= Task directions =
Keep every line where the word "with" appears; drop the rest.

= Input rows =
◇ ◇ ◇ ◇ ◇ ◇ ◇

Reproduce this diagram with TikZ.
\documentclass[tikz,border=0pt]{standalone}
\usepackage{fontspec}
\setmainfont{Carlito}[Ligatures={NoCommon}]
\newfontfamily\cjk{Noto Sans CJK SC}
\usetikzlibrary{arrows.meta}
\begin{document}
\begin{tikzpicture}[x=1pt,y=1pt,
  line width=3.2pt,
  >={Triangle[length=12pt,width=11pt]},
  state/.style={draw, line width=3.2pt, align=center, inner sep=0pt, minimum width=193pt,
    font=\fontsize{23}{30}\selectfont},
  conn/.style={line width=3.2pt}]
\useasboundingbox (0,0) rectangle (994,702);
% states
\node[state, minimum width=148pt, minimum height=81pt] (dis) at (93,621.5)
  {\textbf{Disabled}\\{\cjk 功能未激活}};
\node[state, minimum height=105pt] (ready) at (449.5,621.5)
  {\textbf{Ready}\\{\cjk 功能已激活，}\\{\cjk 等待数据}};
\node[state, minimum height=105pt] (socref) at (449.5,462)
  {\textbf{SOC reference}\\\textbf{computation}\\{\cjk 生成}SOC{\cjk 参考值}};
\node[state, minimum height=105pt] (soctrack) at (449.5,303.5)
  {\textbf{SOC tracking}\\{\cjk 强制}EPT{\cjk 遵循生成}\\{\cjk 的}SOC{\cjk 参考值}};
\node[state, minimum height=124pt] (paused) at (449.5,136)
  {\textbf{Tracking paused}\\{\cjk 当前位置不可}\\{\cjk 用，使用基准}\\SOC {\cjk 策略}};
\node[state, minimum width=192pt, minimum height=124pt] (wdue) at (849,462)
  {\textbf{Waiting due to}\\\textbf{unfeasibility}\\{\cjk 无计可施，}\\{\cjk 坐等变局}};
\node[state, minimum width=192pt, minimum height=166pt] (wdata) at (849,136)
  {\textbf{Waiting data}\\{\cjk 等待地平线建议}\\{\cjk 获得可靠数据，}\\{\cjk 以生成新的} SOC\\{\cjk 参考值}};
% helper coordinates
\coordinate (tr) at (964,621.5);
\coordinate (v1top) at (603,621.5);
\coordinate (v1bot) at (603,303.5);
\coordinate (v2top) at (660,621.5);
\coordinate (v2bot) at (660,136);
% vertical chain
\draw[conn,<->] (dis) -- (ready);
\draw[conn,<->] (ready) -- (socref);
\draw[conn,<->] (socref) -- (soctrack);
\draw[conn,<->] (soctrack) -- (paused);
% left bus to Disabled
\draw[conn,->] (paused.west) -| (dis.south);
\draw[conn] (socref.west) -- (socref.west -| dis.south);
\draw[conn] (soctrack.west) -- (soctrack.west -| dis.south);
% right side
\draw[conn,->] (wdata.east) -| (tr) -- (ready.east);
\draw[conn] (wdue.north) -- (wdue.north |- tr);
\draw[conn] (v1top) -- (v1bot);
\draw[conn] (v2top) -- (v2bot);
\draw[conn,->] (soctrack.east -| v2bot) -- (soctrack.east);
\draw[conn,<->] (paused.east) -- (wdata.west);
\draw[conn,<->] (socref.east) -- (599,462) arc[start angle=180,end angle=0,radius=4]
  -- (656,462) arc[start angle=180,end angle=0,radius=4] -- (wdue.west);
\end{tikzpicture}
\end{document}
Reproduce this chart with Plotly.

◇ ◇ ◇ ◇ ◇ ◇ ◇

= Result of this exercise =
Reproduce this diagram with TikZ.
Reproduce this chart with Plotly.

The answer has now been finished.